Records with drawing code
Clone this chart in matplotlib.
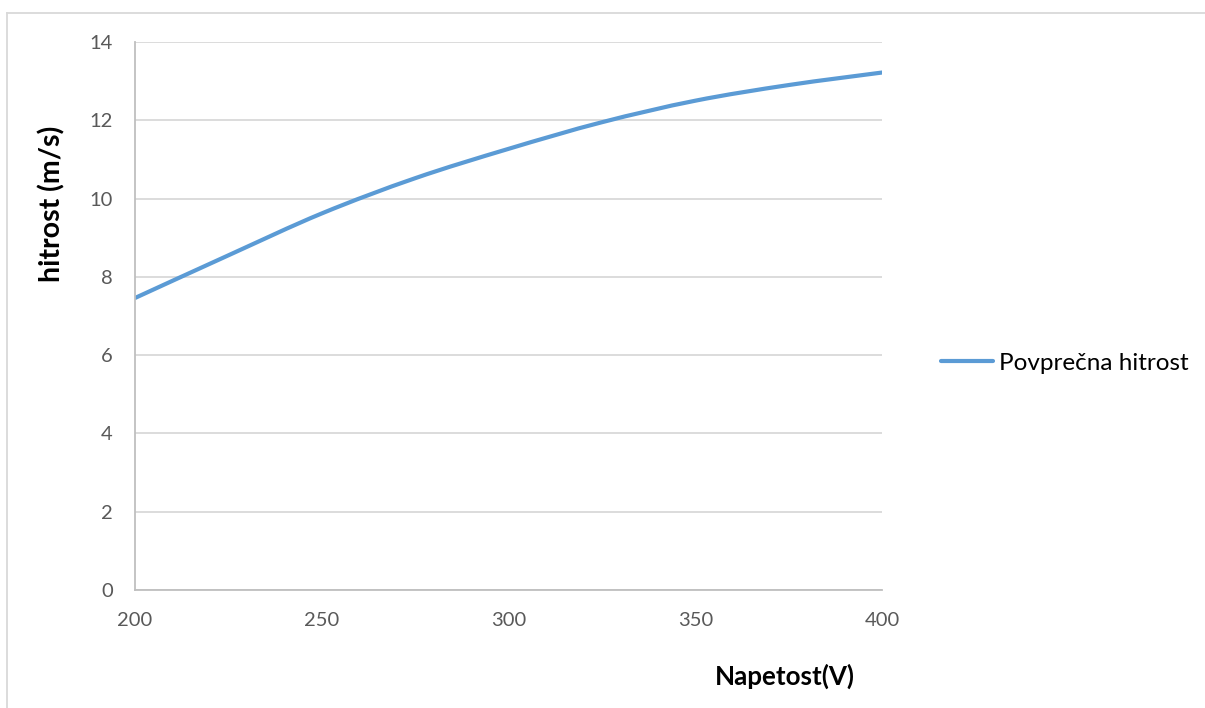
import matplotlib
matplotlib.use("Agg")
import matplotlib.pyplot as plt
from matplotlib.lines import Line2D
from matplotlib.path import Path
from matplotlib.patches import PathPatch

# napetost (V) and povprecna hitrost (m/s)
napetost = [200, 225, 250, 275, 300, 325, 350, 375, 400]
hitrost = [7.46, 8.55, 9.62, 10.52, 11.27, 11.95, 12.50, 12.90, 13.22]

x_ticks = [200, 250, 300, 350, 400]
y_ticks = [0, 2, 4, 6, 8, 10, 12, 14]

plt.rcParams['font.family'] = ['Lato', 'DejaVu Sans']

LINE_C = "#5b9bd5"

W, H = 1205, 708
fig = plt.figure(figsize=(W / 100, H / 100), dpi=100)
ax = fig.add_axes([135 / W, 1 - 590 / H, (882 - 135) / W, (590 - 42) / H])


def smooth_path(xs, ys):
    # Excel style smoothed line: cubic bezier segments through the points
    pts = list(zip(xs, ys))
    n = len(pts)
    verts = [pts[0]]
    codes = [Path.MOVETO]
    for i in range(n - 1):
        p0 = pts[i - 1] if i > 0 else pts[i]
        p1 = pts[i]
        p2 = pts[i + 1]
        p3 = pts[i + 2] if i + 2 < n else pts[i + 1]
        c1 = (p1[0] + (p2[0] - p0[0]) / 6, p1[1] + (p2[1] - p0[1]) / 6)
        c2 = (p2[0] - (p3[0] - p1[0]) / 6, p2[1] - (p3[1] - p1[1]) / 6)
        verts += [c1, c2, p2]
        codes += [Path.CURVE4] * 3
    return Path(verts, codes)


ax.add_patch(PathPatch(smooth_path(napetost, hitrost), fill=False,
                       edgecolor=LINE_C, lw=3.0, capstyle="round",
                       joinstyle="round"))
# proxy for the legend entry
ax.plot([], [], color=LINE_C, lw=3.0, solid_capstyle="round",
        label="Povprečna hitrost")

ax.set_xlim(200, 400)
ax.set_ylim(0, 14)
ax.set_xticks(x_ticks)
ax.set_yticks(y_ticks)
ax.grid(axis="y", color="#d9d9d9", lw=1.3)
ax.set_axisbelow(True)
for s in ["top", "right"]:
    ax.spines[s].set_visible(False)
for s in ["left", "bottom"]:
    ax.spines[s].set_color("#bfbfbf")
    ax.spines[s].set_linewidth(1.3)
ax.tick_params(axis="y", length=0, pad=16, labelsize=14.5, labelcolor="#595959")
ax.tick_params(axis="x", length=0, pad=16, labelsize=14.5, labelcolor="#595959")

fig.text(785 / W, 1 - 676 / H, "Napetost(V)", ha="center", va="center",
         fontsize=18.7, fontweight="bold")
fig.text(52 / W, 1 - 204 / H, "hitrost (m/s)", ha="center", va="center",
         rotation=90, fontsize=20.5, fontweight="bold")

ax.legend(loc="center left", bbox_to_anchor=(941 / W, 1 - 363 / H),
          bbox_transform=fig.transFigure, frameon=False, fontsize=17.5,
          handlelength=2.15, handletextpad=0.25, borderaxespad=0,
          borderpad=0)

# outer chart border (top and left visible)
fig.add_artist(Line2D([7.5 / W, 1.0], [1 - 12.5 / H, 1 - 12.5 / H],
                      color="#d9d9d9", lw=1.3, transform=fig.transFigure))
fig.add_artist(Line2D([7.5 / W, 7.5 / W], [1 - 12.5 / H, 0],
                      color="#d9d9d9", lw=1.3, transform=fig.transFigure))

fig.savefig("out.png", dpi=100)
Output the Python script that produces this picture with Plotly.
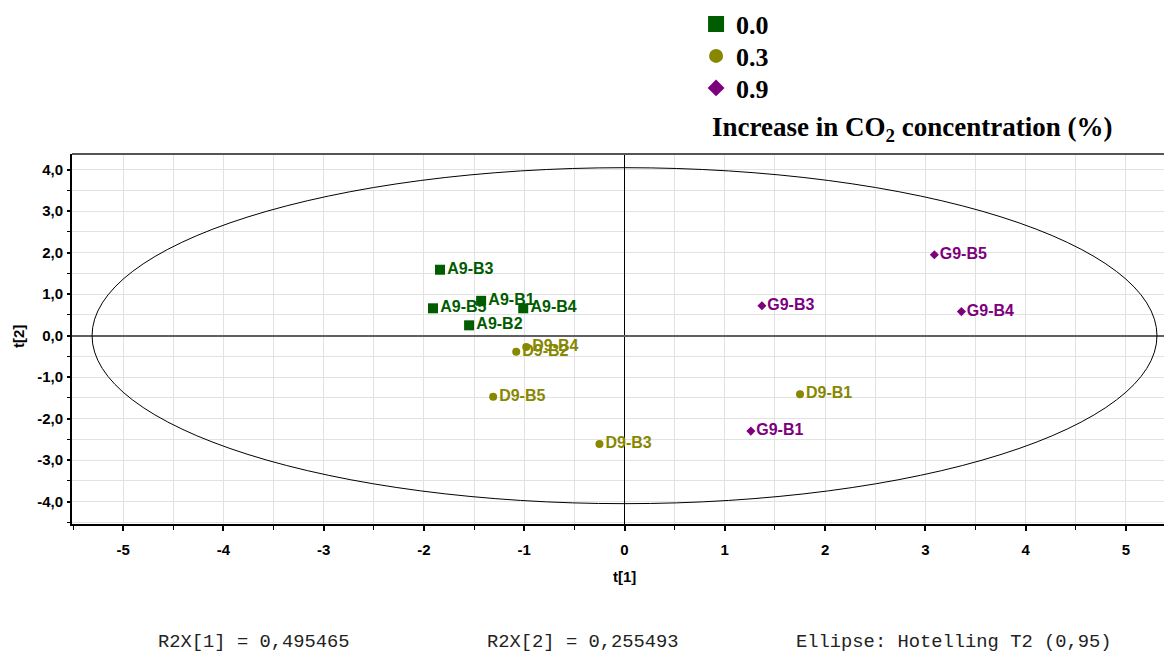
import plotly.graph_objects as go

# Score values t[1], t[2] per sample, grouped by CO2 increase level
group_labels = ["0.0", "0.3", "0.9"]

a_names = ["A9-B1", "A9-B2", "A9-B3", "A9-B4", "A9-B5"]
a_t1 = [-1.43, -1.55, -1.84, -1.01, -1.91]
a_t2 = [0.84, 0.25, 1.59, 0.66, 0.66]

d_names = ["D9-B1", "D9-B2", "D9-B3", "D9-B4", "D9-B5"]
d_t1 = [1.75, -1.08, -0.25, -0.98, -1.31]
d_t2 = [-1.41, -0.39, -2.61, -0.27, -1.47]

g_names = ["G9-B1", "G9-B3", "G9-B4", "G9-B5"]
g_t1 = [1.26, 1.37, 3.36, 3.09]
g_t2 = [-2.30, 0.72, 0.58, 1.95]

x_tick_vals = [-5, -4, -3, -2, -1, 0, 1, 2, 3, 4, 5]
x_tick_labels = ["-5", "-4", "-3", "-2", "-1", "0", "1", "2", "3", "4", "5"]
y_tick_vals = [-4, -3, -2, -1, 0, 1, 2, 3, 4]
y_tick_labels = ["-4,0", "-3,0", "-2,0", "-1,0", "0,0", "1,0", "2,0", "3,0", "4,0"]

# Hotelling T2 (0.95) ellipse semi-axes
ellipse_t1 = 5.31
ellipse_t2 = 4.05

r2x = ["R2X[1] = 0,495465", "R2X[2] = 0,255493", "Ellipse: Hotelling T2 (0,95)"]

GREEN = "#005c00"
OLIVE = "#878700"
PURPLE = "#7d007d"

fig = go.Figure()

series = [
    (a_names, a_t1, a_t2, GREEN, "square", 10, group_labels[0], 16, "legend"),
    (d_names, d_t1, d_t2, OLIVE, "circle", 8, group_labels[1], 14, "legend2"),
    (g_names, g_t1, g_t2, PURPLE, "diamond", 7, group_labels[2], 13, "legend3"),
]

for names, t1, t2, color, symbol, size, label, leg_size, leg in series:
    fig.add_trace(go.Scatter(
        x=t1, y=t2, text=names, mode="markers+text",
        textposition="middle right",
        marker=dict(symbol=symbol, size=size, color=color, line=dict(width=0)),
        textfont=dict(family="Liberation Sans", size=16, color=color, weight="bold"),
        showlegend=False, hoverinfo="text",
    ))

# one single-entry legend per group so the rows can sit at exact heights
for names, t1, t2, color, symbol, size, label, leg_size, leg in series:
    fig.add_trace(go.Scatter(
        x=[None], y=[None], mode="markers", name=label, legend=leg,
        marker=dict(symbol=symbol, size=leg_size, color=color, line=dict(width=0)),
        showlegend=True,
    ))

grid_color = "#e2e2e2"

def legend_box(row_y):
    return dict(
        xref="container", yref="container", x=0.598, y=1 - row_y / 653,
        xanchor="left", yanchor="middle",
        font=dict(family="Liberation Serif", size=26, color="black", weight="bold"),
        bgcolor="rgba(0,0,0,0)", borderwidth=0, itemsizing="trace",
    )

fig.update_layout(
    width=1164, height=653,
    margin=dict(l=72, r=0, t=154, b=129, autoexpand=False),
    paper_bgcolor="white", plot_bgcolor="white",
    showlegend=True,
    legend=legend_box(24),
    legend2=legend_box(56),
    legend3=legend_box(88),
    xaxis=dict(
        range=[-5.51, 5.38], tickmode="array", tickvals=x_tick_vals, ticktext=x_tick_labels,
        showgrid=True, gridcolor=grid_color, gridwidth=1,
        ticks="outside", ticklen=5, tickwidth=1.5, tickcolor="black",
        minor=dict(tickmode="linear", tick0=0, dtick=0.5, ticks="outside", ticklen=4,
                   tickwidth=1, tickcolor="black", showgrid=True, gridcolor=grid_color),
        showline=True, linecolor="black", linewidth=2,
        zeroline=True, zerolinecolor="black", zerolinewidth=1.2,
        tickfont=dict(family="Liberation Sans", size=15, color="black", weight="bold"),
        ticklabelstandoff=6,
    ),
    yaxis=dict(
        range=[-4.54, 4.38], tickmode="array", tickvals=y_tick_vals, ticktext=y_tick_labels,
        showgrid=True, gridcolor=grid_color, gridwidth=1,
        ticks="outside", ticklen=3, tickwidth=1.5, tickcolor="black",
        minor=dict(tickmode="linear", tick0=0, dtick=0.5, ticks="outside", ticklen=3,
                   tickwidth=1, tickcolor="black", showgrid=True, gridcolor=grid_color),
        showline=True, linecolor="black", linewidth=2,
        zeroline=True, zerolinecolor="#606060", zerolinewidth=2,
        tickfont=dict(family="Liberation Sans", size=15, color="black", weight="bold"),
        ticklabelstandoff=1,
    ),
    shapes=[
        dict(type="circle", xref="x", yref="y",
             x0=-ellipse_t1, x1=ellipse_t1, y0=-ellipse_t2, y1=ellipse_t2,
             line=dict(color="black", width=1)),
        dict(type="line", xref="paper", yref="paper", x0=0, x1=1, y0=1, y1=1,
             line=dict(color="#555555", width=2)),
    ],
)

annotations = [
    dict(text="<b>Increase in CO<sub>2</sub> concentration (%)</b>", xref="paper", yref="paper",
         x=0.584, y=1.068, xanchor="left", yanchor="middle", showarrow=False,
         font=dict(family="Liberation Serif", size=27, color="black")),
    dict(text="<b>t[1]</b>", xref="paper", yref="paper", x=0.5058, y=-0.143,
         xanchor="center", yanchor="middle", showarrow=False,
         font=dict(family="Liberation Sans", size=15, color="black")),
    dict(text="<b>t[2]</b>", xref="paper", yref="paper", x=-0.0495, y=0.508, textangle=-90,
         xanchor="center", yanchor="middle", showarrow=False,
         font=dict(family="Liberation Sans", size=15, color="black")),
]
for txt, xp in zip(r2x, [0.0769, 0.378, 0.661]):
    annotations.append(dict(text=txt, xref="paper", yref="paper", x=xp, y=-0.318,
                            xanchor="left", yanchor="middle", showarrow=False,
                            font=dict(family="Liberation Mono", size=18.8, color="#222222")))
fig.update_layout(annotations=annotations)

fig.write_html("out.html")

**What you should do:** Track down every line of the material containing the string "matplotlib", and copy it.

**Written response:**
Clone this chart in matplotlib.
import matplotlib
matplotlib.use("Agg")
import matplotlib.pyplot as plt
from matplotlib.lines import Line2D
from matplotlib.path import Path
from matplotlib.patches import PathPatch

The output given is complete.